■ THE TASK ■
Return the material word for word. Do not include the pictures.
--- Start of SOURCE RECORDS ---
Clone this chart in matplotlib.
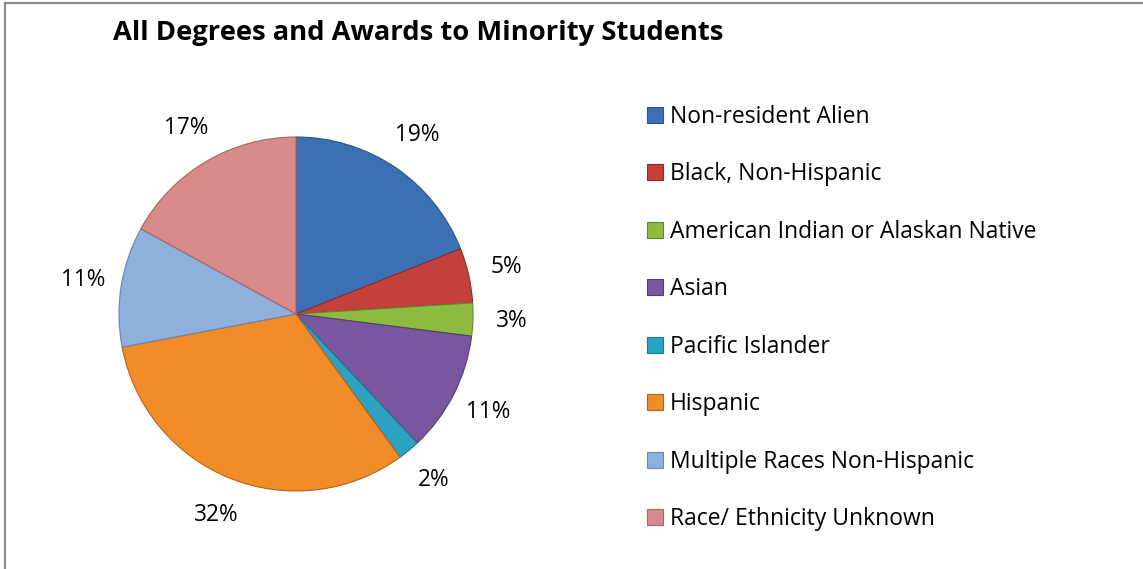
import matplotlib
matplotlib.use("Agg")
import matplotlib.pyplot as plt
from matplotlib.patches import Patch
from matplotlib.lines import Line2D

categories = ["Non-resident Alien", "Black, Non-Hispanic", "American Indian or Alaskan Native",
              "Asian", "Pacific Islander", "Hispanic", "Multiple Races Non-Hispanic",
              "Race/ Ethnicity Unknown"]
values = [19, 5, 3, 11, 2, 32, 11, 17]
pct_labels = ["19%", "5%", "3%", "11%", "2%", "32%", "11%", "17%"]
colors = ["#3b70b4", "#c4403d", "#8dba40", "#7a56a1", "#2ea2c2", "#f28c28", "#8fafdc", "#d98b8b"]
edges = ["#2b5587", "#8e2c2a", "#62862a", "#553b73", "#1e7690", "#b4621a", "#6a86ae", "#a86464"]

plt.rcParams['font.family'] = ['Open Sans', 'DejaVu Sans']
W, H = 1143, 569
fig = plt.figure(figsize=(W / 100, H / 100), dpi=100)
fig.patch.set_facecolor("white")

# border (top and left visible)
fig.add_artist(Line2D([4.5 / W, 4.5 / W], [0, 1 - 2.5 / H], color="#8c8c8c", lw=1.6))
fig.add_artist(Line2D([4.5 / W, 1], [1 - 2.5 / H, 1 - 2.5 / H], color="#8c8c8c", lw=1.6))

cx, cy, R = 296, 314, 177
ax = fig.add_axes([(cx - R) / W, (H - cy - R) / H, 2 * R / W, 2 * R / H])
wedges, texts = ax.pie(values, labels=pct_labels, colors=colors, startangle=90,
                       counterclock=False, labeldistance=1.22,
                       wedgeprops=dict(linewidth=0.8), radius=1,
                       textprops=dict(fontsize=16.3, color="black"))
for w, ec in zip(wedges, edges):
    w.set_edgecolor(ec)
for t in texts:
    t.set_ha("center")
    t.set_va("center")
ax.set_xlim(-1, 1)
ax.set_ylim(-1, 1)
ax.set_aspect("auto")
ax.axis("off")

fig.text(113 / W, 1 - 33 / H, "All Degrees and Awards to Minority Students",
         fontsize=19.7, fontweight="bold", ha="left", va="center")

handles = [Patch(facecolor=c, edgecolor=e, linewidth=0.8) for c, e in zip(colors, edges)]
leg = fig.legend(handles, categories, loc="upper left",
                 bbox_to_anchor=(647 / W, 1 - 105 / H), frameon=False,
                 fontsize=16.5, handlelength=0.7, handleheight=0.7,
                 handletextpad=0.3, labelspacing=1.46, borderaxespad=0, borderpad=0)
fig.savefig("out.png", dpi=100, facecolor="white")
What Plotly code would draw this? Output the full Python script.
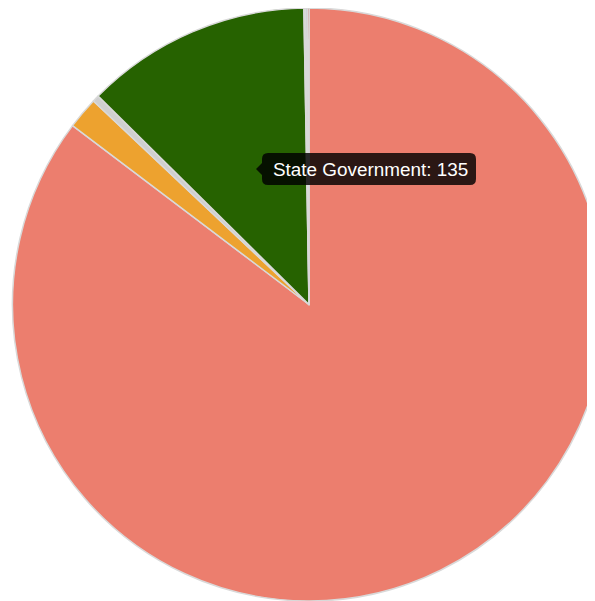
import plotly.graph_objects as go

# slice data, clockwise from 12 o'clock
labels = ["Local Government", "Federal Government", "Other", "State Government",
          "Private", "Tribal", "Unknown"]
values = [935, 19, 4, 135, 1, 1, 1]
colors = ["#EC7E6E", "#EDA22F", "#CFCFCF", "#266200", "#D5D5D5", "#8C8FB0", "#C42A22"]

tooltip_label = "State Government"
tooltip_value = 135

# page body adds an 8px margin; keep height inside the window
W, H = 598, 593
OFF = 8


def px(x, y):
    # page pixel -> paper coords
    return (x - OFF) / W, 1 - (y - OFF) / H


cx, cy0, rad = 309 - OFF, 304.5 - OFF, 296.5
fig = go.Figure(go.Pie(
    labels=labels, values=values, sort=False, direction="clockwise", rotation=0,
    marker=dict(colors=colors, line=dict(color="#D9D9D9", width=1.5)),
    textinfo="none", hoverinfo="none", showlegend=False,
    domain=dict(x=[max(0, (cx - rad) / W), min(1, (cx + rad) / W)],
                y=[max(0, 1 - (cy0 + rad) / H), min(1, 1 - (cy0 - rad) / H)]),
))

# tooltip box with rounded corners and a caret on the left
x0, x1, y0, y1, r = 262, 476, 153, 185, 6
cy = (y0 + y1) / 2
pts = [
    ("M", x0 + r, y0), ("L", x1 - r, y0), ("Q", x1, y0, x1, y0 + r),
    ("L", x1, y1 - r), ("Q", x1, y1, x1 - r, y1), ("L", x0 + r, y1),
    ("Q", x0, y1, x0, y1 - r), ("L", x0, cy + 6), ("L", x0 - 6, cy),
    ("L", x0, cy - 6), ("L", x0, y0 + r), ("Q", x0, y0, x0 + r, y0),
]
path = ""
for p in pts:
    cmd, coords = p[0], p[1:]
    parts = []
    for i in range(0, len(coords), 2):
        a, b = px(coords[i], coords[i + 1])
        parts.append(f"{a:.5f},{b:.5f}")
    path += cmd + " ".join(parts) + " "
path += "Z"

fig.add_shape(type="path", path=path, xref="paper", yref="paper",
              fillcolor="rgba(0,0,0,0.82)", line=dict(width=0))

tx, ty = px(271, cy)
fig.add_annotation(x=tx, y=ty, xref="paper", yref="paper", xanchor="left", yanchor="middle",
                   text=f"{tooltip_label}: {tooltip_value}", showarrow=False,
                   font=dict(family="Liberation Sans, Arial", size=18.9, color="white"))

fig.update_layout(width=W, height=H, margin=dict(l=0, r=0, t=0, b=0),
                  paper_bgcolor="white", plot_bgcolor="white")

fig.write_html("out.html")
--- End of SOURCE RECORDS ---
■ CORRECT OUTPUT ■
Clone this chart in matplotlib.
import matplotlib
matplotlib.use("Agg")
import matplotlib.pyplot as plt
from matplotlib.patches import Patch
from matplotlib.lines import Line2D

categories = ["Non-resident Alien", "Black, Non-Hispanic", "American Indian or Alaskan Native",
              "Asian", "Pacific Islander", "Hispanic", "Multiple Races Non-Hispanic",
              "Race/ Ethnicity Unknown"]
values = [19, 5, 3, 11, 2, 32, 11, 17]
pct_labels = ["19%", "5%", "3%", "11%", "2%", "32%", "11%", "17%"]
colors = ["#3b70b4", "#c4403d", "#8dba40", "#7a56a1", "#2ea2c2", "#f28c28", "#8fafdc", "#d98b8b"]
edges = ["#2b5587", "#8e2c2a", "#62862a", "#553b73", "#1e7690", "#b4621a", "#6a86ae", "#a86464"]

plt.rcParams['font.family'] = ['Open Sans', 'DejaVu Sans']
W, H = 1143, 569
fig = plt.figure(figsize=(W / 100, H / 100), dpi=100)
fig.patch.set_facecolor("white")

# border (top and left visible)
fig.add_artist(Line2D([4.5 / W, 4.5 / W], [0, 1 - 2.5 / H], color="#8c8c8c", lw=1.6))
fig.add_artist(Line2D([4.5 / W, 1], [1 - 2.5 / H, 1 - 2.5 / H], color="#8c8c8c", lw=1.6))

cx, cy, R = 296, 314, 177
ax = fig.add_axes([(cx - R) / W, (H - cy - R) / H, 2 * R / W, 2 * R / H])
wedges, texts = ax.pie(values, labels=pct_labels, colors=colors, startangle=90,
                       counterclock=False, labeldistance=1.22,
                       wedgeprops=dict(linewidth=0.8), radius=1,
                       textprops=dict(fontsize=16.3, color="black"))
for w, ec in zip(wedges, edges):
    w.set_edgecolor(ec)
for t in texts:
    t.set_ha("center")
    t.set_va("center")
ax.set_xlim(-1, 1)
ax.set_ylim(-1, 1)
ax.set_aspect("auto")
ax.axis("off")

fig.text(113 / W, 1 - 33 / H, "All Degrees and Awards to Minority Students",
         fontsize=19.7, fontweight="bold", ha="left", va="center")

handles = [Patch(facecolor=c, edgecolor=e, linewidth=0.8) for c, e in zip(colors, edges)]
leg = fig.legend(handles, categories, loc="upper left",
                 bbox_to_anchor=(647 / W, 1 - 105 / H), frameon=False,
                 fontsize=16.5, handlelength=0.7, handleheight=0.7,
                 handletextpad=0.3, labelspacing=1.46, borderaxespad=0, borderpad=0)
fig.savefig("out.png", dpi=100, facecolor="white")
What Plotly code would draw this? Output the full Python script.
import plotly.graph_objects as go

# slice data, clockwise from 12 o'clock
labels = ["Local Government", "Federal Government", "Other", "State Government",
          "Private", "Tribal", "Unknown"]
values = [935, 19, 4, 135, 1, 1, 1]
colors = ["#EC7E6E", "#EDA22F", "#CFCFCF", "#266200", "#D5D5D5", "#8C8FB0", "#C42A22"]

tooltip_label = "State Government"
tooltip_value = 135

# page body adds an 8px margin; keep height inside the window
W, H = 598, 593
OFF = 8


def px(x, y):
    # page pixel -> paper coords
    return (x - OFF) / W, 1 - (y - OFF) / H


cx, cy0, rad = 309 - OFF, 304.5 - OFF, 296.5
fig = go.Figure(go.Pie(
    labels=labels, values=values, sort=False, direction="clockwise", rotation=0,
    marker=dict(colors=colors, line=dict(color="#D9D9D9", width=1.5)),
    textinfo="none", hoverinfo="none", showlegend=False,
    domain=dict(x=[max(0, (cx - rad) / W), min(1, (cx + rad) / W)],
                y=[max(0, 1 - (cy0 + rad) / H), min(1, 1 - (cy0 - rad) / H)]),
))

# tooltip box with rounded corners and a caret on the left
x0, x1, y0, y1, r = 262, 476, 153, 185, 6
cy = (y0 + y1) / 2
pts = [
    ("M", x0 + r, y0), ("L", x1 - r, y0), ("Q", x1, y0, x1, y0 + r),
    ("L", x1, y1 - r), ("Q", x1, y1, x1 - r, y1), ("L", x0 + r, y1),
    ("Q", x0, y1, x0, y1 - r), ("L", x0, cy + 6), ("L", x0 - 6, cy),
    ("L", x0, cy - 6), ("L", x0, y0 + r), ("Q", x0, y0, x0 + r, y0),
]
path = ""
for p in pts:
    cmd, coords = p[0], p[1:]
    parts = []
    for i in range(0, len(coords), 2):
        a, b = px(coords[i], coords[i + 1])
        parts.append(f"{a:.5f},{b:.5f}")
    path += cmd + " ".join(parts) + " "
path += "Z"

fig.add_shape(type="path", path=path, xref="paper", yref="paper",
              fillcolor="rgba(0,0,0,0.82)", line=dict(width=0))

tx, ty = px(271, cy)
fig.add_annotation(x=tx, y=ty, xref="paper", yref="paper", xanchor="left", yanchor="middle",
                   text=f"{tooltip_label}: {tooltip_value}", showarrow=False,
                   font=dict(family="Liberation Sans, Arial", size=18.9, color="white"))

fig.update_layout(width=W, height=H, margin=dict(l=0, r=0, t=0, b=0),
                  paper_bgcolor="white", plot_bgcolor="white")

fig.write_html("out.html")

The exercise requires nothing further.